The '77 staff was equally interesting and outspoken, though I was growing fatigued by the hours. Sometimes there would be an all-nighter; the parents didn't object, nor did the Galers–but my wife did. The '77 editor was Julie Jenkins; Tami (Nicol) Richmond was ad manager, and Dana White and Lori DeLuka shared business manager duties. On the staff were Alice Beeler, Debbie Jordan, Debbie Tilling, Robin Mackey, Dave Walters, Jeff Dickerson, Tammy Sturm, Tanja Traylor, Dave Glosecki, Nina Wideman, Sue Eickhoff, Teresa Wilson, Joni Clark, David Boyd, Tom Lipe, Paul Donham, Jean Moore, Rhonda Hammon, Diane Eddington, Laura Boyd, Tena Casey, Jim Dugan, Julie Marfell, Kate Rowe, Kim Ebeling, Barb Boston, Joyce Bruns, Mike Moody, Mike Elliott, Becky Latham, and sports editor Rhonda Sanford.
The last Preface was published in 1978. I didn't realize it was the last until late in the first semester when I realized I couldn't do the routine any longer. Because the class had become two classes, I didn't have a chance to teach more traditional classes like American literature and Shakespeare in a more traditional way. It had little to do with the students, and no one in administration said, "Pull the plug," but they should have. No one else in the department was crazy enough to pick up the course, so it wasn't offered again.
Some of the last group were very talented and dedicated even though it was the last hurrah. Included were Chris Huber, Jill Milanos, Amy Gibb, Terri Mikeska, Becky McCarty, Annette Bickel, photographer Bob Bass, Nancy (Barbatti) Richardson (whose work has appeared in a column here), Bob Whitlow, Mark Boduch, Mary Howard, Amy Dahler, Gayle Whitten, Lisa (Seaton) Menghini (also now a Journal-News employee), Nancy Eickhoff, Tammy Dunn, Mona Roberts, Rusty Hawkins, Jane Jordan, Alice Coleman, Barb Howard, Ronita Hancock, Ann Niemeyer, Lisa Lowe, Julie Terneus, Nancy Draper, Micki Spinner, Jeff Altenberger, Doug Marten, Dennis Meyer, Kit Hamilton, Theresa Anderson, Tjodie Kessler, Lori Young (who also typed part-time for the Journal), Terri Davis, and Sue Rikli.
Once in a while someone like Patti will trigger old memories; I was much younger and became close in spirit to most of my staff members. The generation gap that I perceive now didn't exist as we struggled to keep costs in line and meet deadlines and produce a publication of which they could be proud.
During those years, school boards and administration had the right to pre-read student publications; now they don't.

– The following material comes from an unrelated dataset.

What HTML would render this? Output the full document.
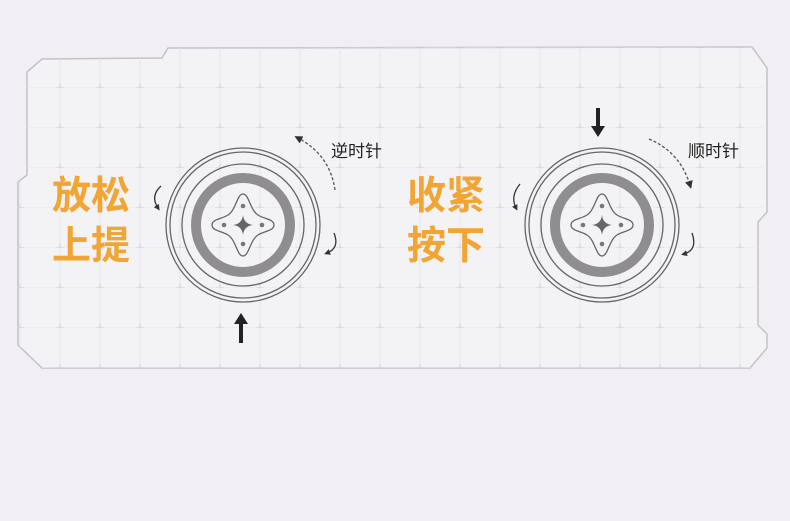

In the Voice section of the Aug. 16, 2016, edition of the State Journal-Register appeared an article headlined "Freedom of the Press." Then-Governor Bruce Rauner had two weeks before signed into law The Speech Rights of Student Journalists Act, which gives high school journalists in Illinois public schools the freedom to write and publish stories they feel important in school publications "...without the fear of being censored by school officials." The legislation was sponsored by the Illinois Journalism Education Association. I didn't know that organization even existed.
It's nice to know, though, that I and The Preface staffers were ahead of that curve. I seldom am.